First: nearly the entire political “mainstream” — both Unión por la Patria and Juntos por el Cambio, as well as a large chunk of the business and financial communities — hit out against Milei in recent weeks. 

His statements describing the Argentine currency as worth less than “excrement” and advising against renewing fixed-term deposits in pesos drew widespread condemnation from across the political spectrum. 

During debates, both Massa and Bullrich criticized Milei’s proposals as unrealistic and even harmful. Vocal opposition to Milei from the mainstream left and right alike probably turned some voters off the libertarian and some of his key policies, including dollarization. 

Second: the Pope Francis effect. Running for president of a majority Catholic country, Milei made the curious decision to publicly insult the Pope, calling the spiritual leader an “imbecile,” a “communist,” and the “representative of evil on Earth.” 

The statements drew swift condemnation from Argentina’s influential Catholic Church. But the Pope himself weighed in last week. Without mentioning Milei by name, Pope Francis warned against those who offer “messianic” solutions to a crisis and decried labor exploitation, something Milei has been accused of promoting with his policies. In Catholic Argentina, the Argentine Pope’s words surely carried some weight with certain voters. 

Third: Bullrich’s inability to unite Juntos por el Cambio and her perceived policy illiteracy. Bullrich emerged victorious but weak from JxC’s bruising primary. Since August, she has fought a two-front battle, fighting to capture more moderate elements of the opposition coalition while defending her right-wing flank against Milei. 

At the same time, she has been perceived as struggling to define a clear policy platform, which has likely done little to endear her to on-the-fence voters. 

What’s to come?

It’s hard to say: much is still up in the air. But a few questions we’re asking ourselves at the Herald might help you make sense of the coming weeks. 

Has Milei hit a ceiling? Despite his shock win during the August primaries, Milei added 708,000 voters yesterday. While his unconventional policies might have built him a strong core of support, might they deter even slightly more moderate voters? 

Milei seems to be asking himself the same thing. During his post-election speech, he congratulated certain members of Propuesta Repúblicana (PRO), JxC’s largest constituent party, on their performances during the election.
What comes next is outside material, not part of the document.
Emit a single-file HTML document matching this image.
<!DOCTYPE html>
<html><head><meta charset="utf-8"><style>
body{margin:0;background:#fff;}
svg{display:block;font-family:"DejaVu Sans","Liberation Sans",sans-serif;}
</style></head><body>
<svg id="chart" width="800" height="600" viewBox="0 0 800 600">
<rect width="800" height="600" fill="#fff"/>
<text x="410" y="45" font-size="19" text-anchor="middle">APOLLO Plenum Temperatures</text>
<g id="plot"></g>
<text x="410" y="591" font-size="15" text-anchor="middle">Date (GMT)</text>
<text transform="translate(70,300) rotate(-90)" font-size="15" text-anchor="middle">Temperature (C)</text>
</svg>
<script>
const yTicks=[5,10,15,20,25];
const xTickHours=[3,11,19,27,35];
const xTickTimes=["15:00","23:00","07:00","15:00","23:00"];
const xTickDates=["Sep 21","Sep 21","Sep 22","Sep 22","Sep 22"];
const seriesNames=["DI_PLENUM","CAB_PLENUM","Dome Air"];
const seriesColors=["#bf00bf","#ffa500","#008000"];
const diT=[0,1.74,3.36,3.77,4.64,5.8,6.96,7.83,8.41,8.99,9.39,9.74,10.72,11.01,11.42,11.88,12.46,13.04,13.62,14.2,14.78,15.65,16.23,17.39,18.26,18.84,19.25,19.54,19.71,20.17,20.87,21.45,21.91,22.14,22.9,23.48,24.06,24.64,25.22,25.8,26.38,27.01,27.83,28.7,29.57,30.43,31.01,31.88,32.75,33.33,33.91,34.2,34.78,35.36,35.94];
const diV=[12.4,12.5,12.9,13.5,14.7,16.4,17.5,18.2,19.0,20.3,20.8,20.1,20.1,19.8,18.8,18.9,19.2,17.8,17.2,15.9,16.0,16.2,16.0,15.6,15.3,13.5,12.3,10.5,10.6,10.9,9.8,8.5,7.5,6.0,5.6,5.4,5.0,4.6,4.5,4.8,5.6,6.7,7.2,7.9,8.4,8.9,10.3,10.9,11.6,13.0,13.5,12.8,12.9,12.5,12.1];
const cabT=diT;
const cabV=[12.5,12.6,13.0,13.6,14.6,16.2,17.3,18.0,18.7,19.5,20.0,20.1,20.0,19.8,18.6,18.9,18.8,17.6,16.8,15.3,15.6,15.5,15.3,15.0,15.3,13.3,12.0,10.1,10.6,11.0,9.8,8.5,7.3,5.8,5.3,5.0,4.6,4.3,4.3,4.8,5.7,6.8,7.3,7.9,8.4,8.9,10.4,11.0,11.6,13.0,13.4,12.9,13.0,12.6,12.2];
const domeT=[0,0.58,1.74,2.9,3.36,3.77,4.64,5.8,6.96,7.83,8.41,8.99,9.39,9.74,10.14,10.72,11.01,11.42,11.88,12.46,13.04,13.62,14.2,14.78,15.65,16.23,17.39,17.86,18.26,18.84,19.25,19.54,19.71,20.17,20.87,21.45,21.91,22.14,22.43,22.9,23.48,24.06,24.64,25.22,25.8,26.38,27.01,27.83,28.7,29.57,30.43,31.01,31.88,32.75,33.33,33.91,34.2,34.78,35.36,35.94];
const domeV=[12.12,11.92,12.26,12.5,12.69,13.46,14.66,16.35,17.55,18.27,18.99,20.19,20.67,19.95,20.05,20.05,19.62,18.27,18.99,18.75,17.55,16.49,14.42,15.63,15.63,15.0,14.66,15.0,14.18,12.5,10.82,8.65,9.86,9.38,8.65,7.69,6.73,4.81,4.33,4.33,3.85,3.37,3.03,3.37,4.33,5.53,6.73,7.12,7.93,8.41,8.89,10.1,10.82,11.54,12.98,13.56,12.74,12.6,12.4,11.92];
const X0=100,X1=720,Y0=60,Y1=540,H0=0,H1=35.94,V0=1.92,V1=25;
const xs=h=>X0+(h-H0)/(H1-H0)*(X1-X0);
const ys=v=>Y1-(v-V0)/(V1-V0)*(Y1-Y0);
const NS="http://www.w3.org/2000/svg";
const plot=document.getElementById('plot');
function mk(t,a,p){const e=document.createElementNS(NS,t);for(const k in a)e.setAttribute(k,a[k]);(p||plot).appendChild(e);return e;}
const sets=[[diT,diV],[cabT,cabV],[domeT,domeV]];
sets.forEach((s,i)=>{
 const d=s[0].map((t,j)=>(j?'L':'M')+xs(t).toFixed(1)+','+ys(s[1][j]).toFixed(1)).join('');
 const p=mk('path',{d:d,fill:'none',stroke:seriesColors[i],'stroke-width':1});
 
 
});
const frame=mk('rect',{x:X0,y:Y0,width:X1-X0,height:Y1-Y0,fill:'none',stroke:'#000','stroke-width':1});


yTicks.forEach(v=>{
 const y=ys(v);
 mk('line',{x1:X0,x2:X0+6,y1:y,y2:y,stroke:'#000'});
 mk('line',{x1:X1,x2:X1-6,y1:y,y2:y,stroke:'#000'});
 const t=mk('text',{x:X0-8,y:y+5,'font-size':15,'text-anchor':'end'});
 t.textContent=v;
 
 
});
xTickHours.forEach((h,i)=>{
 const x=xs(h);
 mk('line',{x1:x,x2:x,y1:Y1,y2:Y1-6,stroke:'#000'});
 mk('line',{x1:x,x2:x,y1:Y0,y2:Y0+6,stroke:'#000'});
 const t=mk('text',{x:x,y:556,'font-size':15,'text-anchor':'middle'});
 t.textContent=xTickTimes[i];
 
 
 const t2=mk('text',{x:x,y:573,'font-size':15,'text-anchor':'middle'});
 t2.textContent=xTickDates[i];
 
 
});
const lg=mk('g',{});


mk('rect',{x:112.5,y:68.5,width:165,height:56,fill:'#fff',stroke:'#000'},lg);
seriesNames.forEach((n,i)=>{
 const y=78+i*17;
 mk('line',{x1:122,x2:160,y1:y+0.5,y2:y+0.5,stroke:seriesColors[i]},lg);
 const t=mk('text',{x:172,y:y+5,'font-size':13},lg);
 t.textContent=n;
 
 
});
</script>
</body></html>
That suggests he’s already looking to court JxC voters during the runoff. Whether or not they’ll sign on to some of his more radical ideas remains to be seen. 

Can Peronism keep growing? UxP shocked analysts by adding more than 3.5 million voters. Will it be able to capture more moderates or undecided voters? How Massa pursues the “national unity government” that he mentioned in his speech could be the deciding factor. 
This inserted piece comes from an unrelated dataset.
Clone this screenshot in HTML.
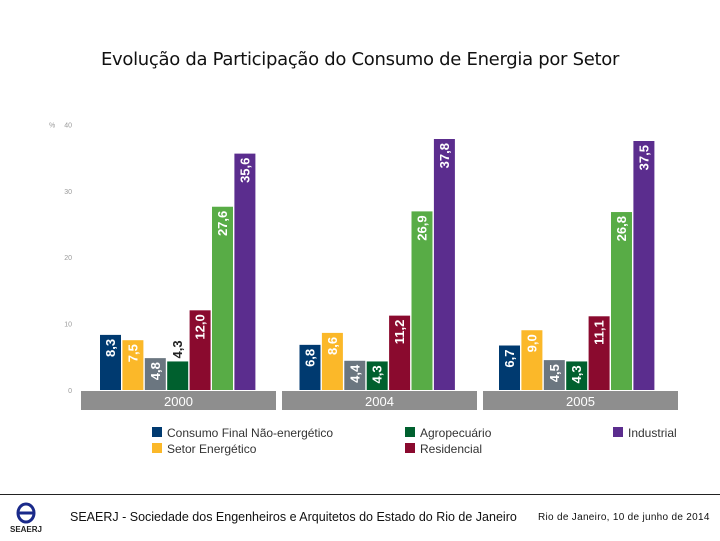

How will JxC voters fall? The opposition coalition might fracture heading into the runoff. Voters of JxC’s more moderate Radical Party may be more likely to fall with Massa, while PRO voters will be more of a tossup but could swing Milei. 

And what of Schiaretti’s supporters? As an anti-Kirchnerist Peronist, the Córdoba governor has repeatedly accused Massa of being beholden to UxP’s more hardline faction. How Schiaretti’s 1.7 million supporters will vote in November could make or break Massa.

How will markets react? Time will tell. But the prospect of Milei winning in the first round while having no real plan for implementing his flagship dollarization scheme has had markets on edge since August. 

Moving forward, market actors will keep a close eye on who Milei and Massa name to lead their economy ministries, as well as statements on policy specifics.